## Supplied material
-- start --

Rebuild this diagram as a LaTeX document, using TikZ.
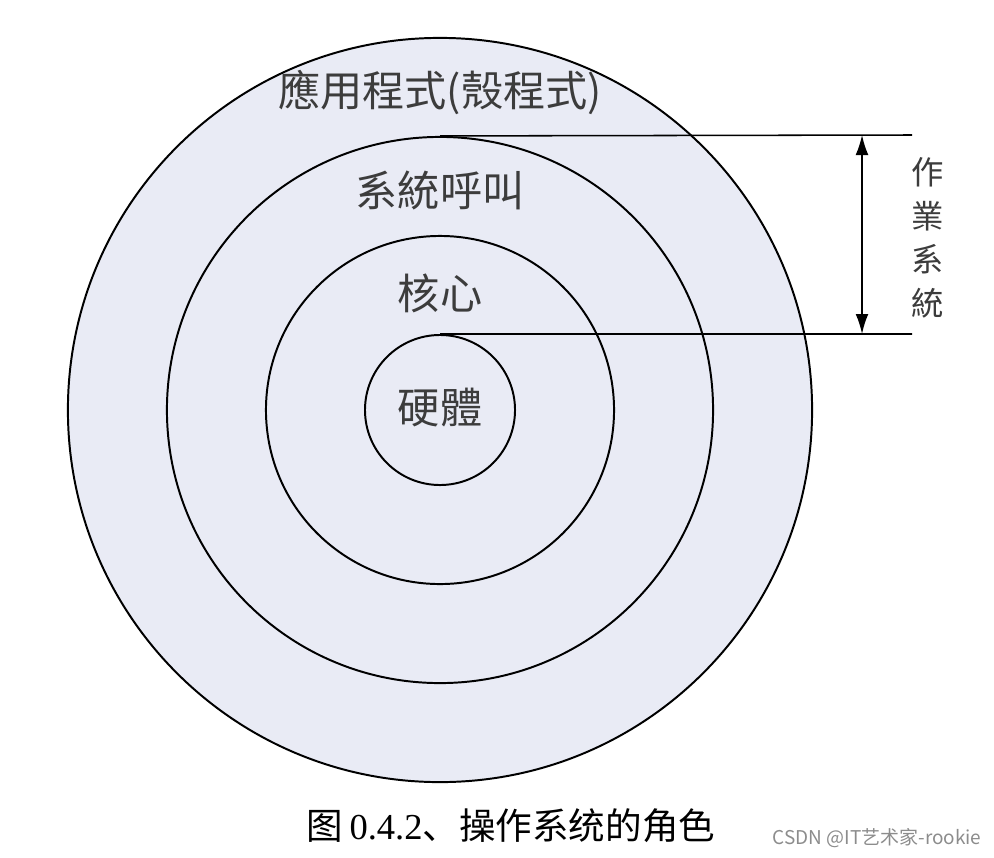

-- end --
-- start --

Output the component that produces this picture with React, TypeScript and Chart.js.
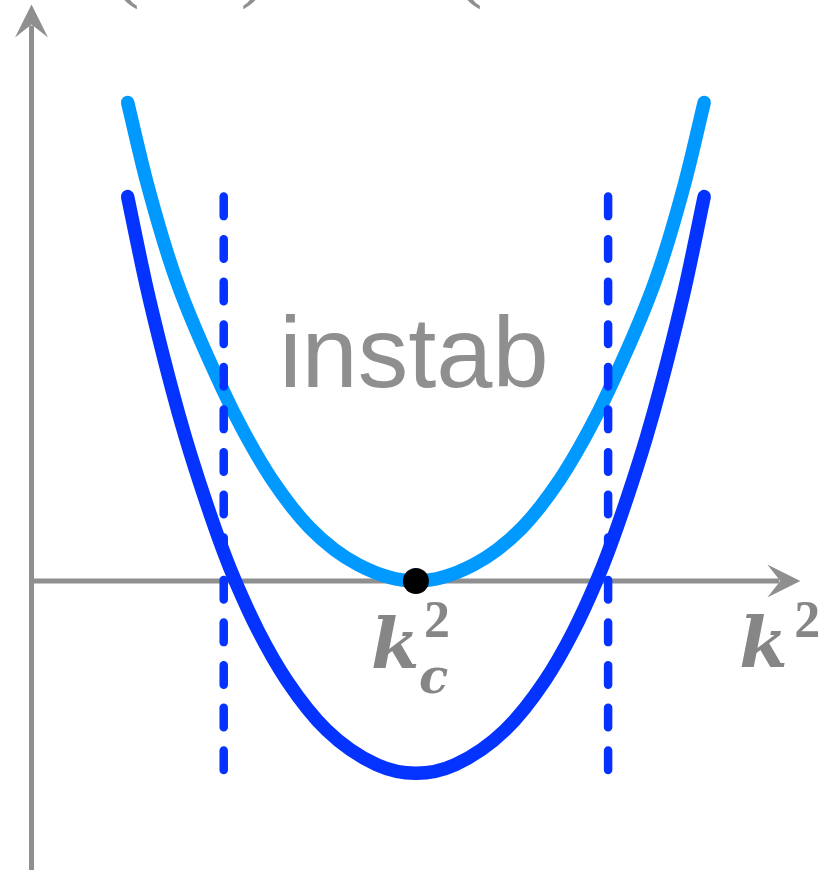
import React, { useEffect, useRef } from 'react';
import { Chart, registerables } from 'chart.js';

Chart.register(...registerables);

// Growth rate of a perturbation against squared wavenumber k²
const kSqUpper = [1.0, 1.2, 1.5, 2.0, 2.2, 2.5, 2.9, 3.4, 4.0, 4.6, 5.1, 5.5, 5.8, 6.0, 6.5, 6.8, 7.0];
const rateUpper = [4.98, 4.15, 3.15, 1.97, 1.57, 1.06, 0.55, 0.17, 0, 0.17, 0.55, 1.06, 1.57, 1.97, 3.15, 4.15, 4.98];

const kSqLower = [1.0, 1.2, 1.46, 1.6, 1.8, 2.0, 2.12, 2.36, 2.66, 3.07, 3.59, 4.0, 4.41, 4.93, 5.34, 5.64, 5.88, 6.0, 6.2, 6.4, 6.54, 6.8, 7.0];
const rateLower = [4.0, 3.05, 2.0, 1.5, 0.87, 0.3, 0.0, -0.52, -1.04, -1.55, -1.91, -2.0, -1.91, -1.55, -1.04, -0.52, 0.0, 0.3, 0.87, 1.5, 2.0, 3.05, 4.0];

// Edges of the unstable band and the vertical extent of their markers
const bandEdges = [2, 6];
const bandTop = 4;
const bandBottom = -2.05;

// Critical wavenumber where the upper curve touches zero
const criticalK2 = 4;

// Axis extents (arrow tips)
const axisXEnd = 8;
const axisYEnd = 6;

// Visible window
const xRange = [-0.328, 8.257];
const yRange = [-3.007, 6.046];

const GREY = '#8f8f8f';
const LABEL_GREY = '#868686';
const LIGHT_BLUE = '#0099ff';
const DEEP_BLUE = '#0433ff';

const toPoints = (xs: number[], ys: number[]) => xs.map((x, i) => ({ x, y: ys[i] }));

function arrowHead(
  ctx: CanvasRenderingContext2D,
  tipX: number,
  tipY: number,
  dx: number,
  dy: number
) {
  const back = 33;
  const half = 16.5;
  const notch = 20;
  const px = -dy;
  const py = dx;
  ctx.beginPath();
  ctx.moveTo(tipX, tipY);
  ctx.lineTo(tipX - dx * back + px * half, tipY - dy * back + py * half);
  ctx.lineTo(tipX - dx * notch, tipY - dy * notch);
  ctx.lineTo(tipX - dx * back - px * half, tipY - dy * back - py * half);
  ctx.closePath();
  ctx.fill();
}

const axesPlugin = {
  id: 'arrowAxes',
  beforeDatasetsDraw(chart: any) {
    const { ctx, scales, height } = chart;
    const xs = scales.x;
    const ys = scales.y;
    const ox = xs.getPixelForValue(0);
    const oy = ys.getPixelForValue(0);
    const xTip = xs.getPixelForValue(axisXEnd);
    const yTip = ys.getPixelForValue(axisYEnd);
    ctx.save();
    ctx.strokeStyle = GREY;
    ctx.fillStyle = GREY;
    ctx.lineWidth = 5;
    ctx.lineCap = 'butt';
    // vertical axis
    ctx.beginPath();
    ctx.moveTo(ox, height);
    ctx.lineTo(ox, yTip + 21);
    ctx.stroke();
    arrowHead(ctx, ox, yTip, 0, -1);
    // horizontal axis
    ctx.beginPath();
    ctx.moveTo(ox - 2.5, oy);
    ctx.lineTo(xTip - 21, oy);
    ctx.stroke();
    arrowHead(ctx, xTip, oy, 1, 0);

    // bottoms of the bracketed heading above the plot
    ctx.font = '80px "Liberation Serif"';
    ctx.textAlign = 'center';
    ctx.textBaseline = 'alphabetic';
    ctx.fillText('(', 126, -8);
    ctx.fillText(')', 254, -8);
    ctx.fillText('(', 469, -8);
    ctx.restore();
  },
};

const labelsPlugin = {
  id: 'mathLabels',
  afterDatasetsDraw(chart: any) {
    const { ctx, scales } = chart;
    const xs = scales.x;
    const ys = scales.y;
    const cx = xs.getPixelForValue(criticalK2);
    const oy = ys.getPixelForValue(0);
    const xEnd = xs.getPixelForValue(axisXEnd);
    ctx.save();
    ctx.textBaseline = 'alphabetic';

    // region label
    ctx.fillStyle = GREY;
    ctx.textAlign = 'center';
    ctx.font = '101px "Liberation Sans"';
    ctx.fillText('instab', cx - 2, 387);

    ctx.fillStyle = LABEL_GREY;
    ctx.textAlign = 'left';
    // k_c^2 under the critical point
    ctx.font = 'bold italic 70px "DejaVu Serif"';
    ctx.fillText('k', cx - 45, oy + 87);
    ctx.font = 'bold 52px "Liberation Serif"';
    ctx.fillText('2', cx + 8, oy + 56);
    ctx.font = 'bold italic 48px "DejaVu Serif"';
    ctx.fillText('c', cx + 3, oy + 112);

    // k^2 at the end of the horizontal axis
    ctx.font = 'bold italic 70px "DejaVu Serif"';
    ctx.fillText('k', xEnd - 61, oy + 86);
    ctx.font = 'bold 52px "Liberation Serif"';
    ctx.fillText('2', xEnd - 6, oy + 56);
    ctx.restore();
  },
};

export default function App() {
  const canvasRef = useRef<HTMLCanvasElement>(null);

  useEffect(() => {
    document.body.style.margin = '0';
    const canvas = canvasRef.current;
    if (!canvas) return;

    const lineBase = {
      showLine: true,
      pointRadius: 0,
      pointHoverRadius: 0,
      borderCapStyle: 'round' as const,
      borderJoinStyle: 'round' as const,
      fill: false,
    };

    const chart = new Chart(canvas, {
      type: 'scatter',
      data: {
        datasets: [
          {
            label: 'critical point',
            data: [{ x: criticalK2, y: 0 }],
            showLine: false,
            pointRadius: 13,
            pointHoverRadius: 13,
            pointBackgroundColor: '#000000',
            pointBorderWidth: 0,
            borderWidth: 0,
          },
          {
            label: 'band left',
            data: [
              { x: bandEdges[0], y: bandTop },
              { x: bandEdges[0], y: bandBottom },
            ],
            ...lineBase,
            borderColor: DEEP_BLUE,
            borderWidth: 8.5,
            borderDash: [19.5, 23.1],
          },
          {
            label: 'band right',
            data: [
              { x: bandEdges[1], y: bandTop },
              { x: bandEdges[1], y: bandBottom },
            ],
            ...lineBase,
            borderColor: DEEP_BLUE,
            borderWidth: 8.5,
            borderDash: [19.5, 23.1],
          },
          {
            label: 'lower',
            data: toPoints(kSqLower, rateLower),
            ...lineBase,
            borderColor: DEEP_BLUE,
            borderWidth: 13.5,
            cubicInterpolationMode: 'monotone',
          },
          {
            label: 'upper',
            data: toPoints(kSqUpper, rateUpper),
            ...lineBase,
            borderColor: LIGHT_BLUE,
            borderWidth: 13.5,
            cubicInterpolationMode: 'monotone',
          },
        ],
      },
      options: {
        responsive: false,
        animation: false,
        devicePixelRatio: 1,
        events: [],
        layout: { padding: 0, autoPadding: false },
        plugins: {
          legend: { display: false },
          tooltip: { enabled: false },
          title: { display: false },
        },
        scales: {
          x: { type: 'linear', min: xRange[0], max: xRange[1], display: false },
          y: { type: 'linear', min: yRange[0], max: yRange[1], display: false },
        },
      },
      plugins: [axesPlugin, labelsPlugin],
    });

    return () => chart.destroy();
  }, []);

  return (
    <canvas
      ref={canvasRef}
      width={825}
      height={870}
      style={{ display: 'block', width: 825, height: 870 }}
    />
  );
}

-- end --

Search the data above for the string "React" and copy each line that has it.

## Solved exercise
Output the component that produces this picture with React, TypeScript and Chart.js.
import React, { useEffect, useRef } from 'react';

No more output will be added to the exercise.